I was pretty lost when thinking about the concept, but it makes much more sense now. Thank you!

well thanks a bunch! After realising i did not know what complex numbers were I thought it would be useful to learn. Excellent layout and presentation of knowledge. Now, on to prove the Riemann conjecture!

Just found this by way of the Fourier article linked by a Facebook friend. Good stuff!

Check out Isaac Asimov’s Adding a Dimension, if you haven’t already. You seem to have the same approach as he did. There’s even a chapter in it about complex numbers (including a conversation much like you had about negative numbers…).

I mastered complex numbers years ago, but I’ll read this again - never know when you’ll pick up a fun factoid. (Prob’ly spend more time on the Fourier article…)

我晕，看不懂

Got it ! i.e what is the root of i . I may come back to you as something arose when I was trying to figure it out, that I cannot see a solution to but I will try before I bug you. Thank you again,Kalid. I will be back.
from Ireland.

Hi Ian, glad it helped! Give yourself some credit, imaginary numbers aren’t easy! It took the math field a few decades after their invention to really accept them :).

Hi Carrie, really glad it helped!

Hi there, I just wanted to say Thank you. I love maths but have never studied much beyond secondary school level. You have a great way of explaining things it makes it all very tangible. I am sitting back with the square root of i problem and slowly but surely getting there. I know I should see it already, but I will eventually

I graduated with a BSc in electrical engineering and I haven’t understood complex numbers like I do now
Open a university
Great thanks

Hi Paul, thanks for the comment!

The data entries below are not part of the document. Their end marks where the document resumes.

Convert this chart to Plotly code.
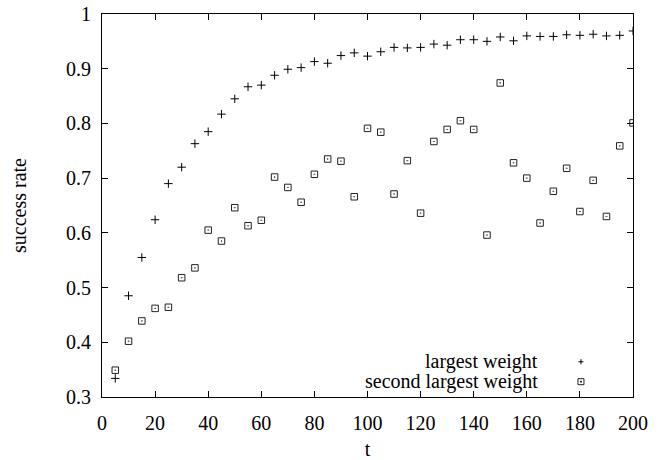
import plotly.graph_objects as go

# Success rate over time for the two strongest weights
t = list(range(5, 205, 5))

largest = [0.334, 0.485, 0.555, 0.624, 0.690, 0.720, 0.763, 0.785, 0.817, 0.845,
           0.867, 0.870, 0.888, 0.899, 0.902, 0.913, 0.910, 0.924, 0.929, 0.923,
           0.931, 0.939, 0.938, 0.939, 0.945, 0.943, 0.953, 0.953, 0.950, 0.958,
           0.951, 0.960, 0.959, 0.959, 0.962, 0.961, 0.963, 0.960, 0.961, 0.969]

second = [0.349, 0.402, 0.439, 0.462, 0.464, 0.518, 0.536, 0.605, 0.585, 0.646,
          0.613, 0.623, 0.702, 0.683, 0.656, 0.707, 0.735, 0.731, 0.666, 0.791,
          0.784, 0.671, 0.732, 0.636, 0.767, 0.789, 0.805, 0.789, 0.596, 0.874,
          0.728, 0.700, 0.618, 0.676, 0.718, 0.639, 0.696, 0.630, 0.759, 0.801]

series_names = ["largest weight", "second largest weight"]
x_ticks = list(range(0, 201, 20))
y_ticks = [0.3, 0.4, 0.5, 0.6, 0.7, 0.8, 0.9, 1.0]
y_tick_text = ["0.3", "0.4", "0.5", "0.6", "0.7", "0.8", "0.9", "1"]

FONT = "Liberation Serif, Times New Roman, serif"
FS = 20

fig = go.Figure()
fig.add_trace(go.Scatter(
    x=t, y=largest, mode="markers", name=series_names[0],
    marker=dict(symbol="cross-thin", size=6, color="black",
                line=dict(width=1, color="black")),
    showlegend=False,
))
fig.add_trace(go.Scatter(
    x=t, y=second, mode="markers", name=series_names[1],
    marker=dict(symbol="square-open-dot", size=6.5, color="#222",
                line=dict(width=1, color="#222")),
    showlegend=False,
))

# gnuplot-style key: right-aligned text with the symbol to its right
key_text_x = 0.825
key_sym_x = 0.902
key_rows = [0.092, 0.040]
for name, yy in zip(series_names, key_rows):
    fig.add_annotation(x=key_text_x, y=yy, xref="paper", yref="paper",
                       text=name, showarrow=False, xanchor="right", yanchor="middle",
                       font=dict(family=FONT, size=FS, color="black"))

# key symbols drawn as shapes in paper space
px, py = 1 / 531, 1 / 383
fig.add_shape(type="line", xref="paper", yref="paper",
              x0=key_sym_x - 2.5 * px, x1=key_sym_x + 2.5 * px, y0=key_rows[0], y1=key_rows[0],
              line=dict(color="black", width=1))
fig.add_shape(type="line", xref="paper", yref="paper",
              x0=key_sym_x, x1=key_sym_x, y0=key_rows[0] - 2.5 * py, y1=key_rows[0] + 2.5 * py,
              line=dict(color="black", width=1))
fig.add_shape(type="rect", xref="paper", yref="paper",
              x0=key_sym_x - 3 * px, x1=key_sym_x + 3 * px,
              y0=key_rows[1] - 3 * py, y1=key_rows[1] + 3 * py,
              line=dict(color="#222", width=1))
fig.add_shape(type="rect", xref="paper", yref="paper",
              x0=key_sym_x - 0.5 * px, x1=key_sym_x + 0.5 * px,
              y0=key_rows[1] - 0.5 * py, y1=key_rows[1] + 0.5 * py,
              line=dict(color="#222", width=1), fillcolor="#222")

axis_common = dict(
    showgrid=False, zeroline=False, showline=True, linecolor="black", linewidth=1,
    mirror="allticks", ticks="inside", ticklen=6, tickcolor="black", tickwidth=1,
    tickfont=dict(family=FONT, size=FS, color="black"), automargin=False,
)

fig.update_xaxes(range=[0, 200], tickvals=x_ticks, ticklabelstandoff=8,
                 title=dict(text="t", font=dict(family=FONT, size=FS, color="black"), standoff=14),
                 **axis_common)
fig.update_yaxes(range=[0.3, 1.0], tickvals=y_ticks, ticktext=y_tick_text, ticklabelstandoff=6,
                 title=dict(text="success rate", font=dict(family=FONT, size=FS, color="black"), standoff=34),
                 **axis_common)

fig.update_layout(
    width=665, height=460,
    margin=dict(l=102, r=32, t=14, b=63),
    paper_bgcolor="white", plot_bgcolor="white",
    font=dict(family=FONT, size=FS, color="black"),
)

fig.write_html("out.html")
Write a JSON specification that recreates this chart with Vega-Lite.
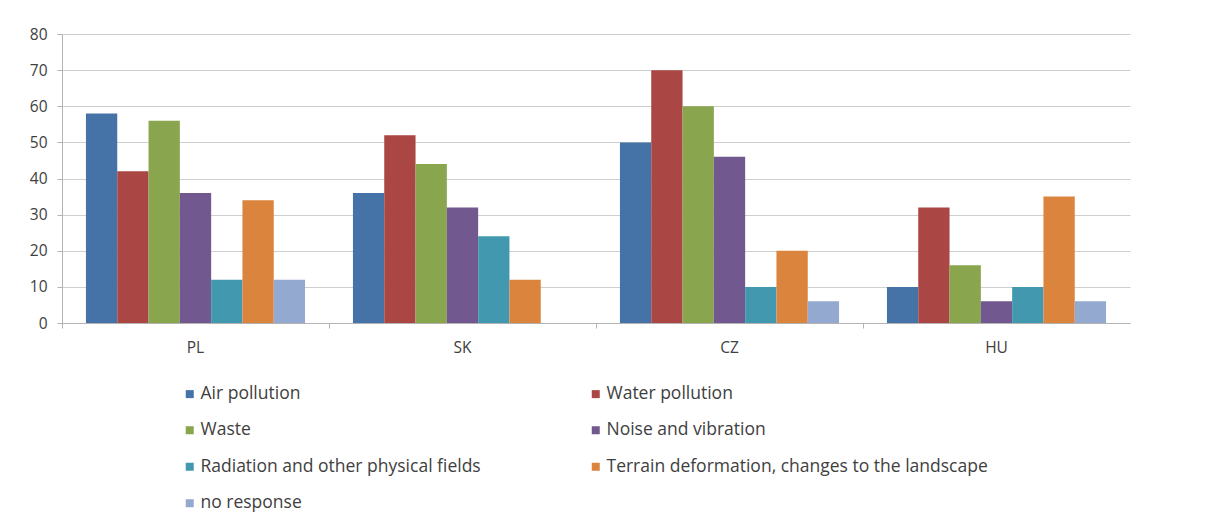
{
  "$schema": "https://vega.github.io/schema/vega-lite/v6.json",
  "width": 1068,
  "height": 289,
  "autosize": "none",
  "padding": {"left": 62, "top": 34, "right": 81, "bottom": 197},
  "background": "white",
  "config": {
    "font": "Open Sans",
    "view": {"stroke": null},
    "axis": {
      "labelFont": "Open Sans",
      "labelFontSize": 15.5,
      "labelColor": "#404040",
      "domainColor": "#b3b3b3",
      "tickColor": "#b3b3b3",
      "gridColor": "#cfcfcf",
      "title": null
    }
  },
  "data": {
    "values": [
      {"country": "PL", "issue": "Air pollution", "share": 58},
      {"country": "PL", "issue": "Water pollution", "share": 42},
      {"country": "PL", "issue": "Waste", "share": 56},
      {"country": "PL", "issue": "Noise and vibration", "share": 36},
      {"country": "PL", "issue": "Radiation and other physical fields", "share": 12},
      {"country": "PL", "issue": "Terrain deformation, changes to the landscape", "share": 34},
      {"country": "PL", "issue": "no response", "share": 12},
      {"country": "SK", "issue": "Air pollution", "share": 36},
      {"country": "SK", "issue": "Water pollution", "share": 52},
      {"country": "SK", "issue": "Waste", "share": 44},
      {"country": "SK", "issue": "Noise and vibration", "share": 32},
      {"country": "SK", "issue": "Radiation and other physical fields", "share": 24},
      {"country": "SK", "issue": "Terrain deformation, changes to the landscape", "share": 12},
      {"country": "CZ", "issue": "Air pollution", "share": 50},
      {"country": "CZ", "issue": "Water pollution", "share": 70},
      {"country": "CZ", "issue": "Waste", "share": 60},
      {"country": "CZ", "issue": "Noise and vibration", "share": 46},
      {"country": "CZ", "issue": "Radiation and other physical fields", "share": 10},
      {"country": "CZ", "issue": "Terrain deformation, changes to the landscape", "share": 20},
      {"country": "CZ", "issue": "no response", "share": 6},
      {"country": "HU", "issue": "Air pollution", "share": 10},
      {"country": "HU", "issue": "Water pollution", "share": 32},
      {"country": "HU", "issue": "Waste", "share": 16},
      {"country": "HU", "issue": "Noise and vibration", "share": 6},
      {"country": "HU", "issue": "Radiation and other physical fields", "share": 10},
      {"country": "HU", "issue": "Terrain deformation, changes to the landscape", "share": 35},
      {"country": "HU", "issue": "no response", "share": 6}
    ]
  },
  "layer": [
    {
      "mark": {"type": "bar"},
      "encoding": {
        "x": {
          "field": "country",
          "type": "nominal",
          "sort": ["PL", "SK", "CZ", "HU"],
          "scale": {"paddingInner": 0, "paddingOuter": 0},
          "axis": {"orient": "bottom", "labelAngle": 0, "ticks": false, "labelPadding": 17, "domain": true}
        },
        "xOffset": {
          "field": "issue",
          "type": "nominal",
          "scale": {
            "domain": ["Air pollution", "Water pollution", "Waste", "Noise and vibration", "Radiation and other physical fields", "Terrain deformation, changes to the landscape", "no response"],
            "paddingInner": 0,
            "paddingOuter": 0.765
          }
        },
        "y": {
          "field": "share",
          "type": "quantitative",
          "scale": {"domain": [0, 80], "nice": false},
          "axis": {"values": [0, 10, 20, 30, 40, 50, 60, 70, 80], "grid": true, "domain": true, "ticks": true, "tickSize": 5, "labelPadding": 10, "labelOverlap": false}
        },
        "color": {
          "field": "issue",
          "type": "nominal",
          "scale": {
            "domain": ["Air pollution", "Waste", "Radiation and other physical fields", "no response", "Water pollution", "Noise and vibration", "Terrain deformation, changes to the landscape"],
            "range": ["#4572A7", "#89A54E", "#4198AF", "#93A9CF", "#AA4643", "#71588F", "#DB843D"]
          },
          "legend": {
            "title": null,
            "orient": "none",
            "legendX": 119,
            "legendY": 351,
            "columns": 2,
            "columnPadding": 106,
            "rowPadding": 17.5,
            "padding": 0,
            "symbolType": "square",
            "symbolSize": 64,
            "symbolStrokeWidth": 0,
            "labelFont": "Open Sans",
            "labelFontSize": 17.5,
            "labelColor": "#404040",
            "labelOffset": 2,
            "labelLimit": 600
          }
        }
      }
    },
    {
      "mark": {"type": "bar", "opacity": 0},
      "encoding": {
        "x": {
          "field": "country",
          "type": "nominal",
          "sort": ["PL", "SK", "CZ", "HU"],
          "scale": {"paddingInner": 0, "paddingOuter": 0},
          "axis": {"orient": "bottom", "labels": false, "domain": false, "ticks": true, "tickSize": 5, "bandPosition": 0}
        }
      }
    }
  ],
  "resolve": {"axis": {"x": "independent"}}
}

Haven’t seen that book yet, I’ll put it on my reading list (and man, I wish I’d seen that complex number analogy earlier in school).

Definitely agree about the factoids. I’ve realized I’m never “done” with learning about even basic concepts. They’re like atoms, where you break them into electrons, then quarks, then strings (?) and so on. There always seems to be another level to explore.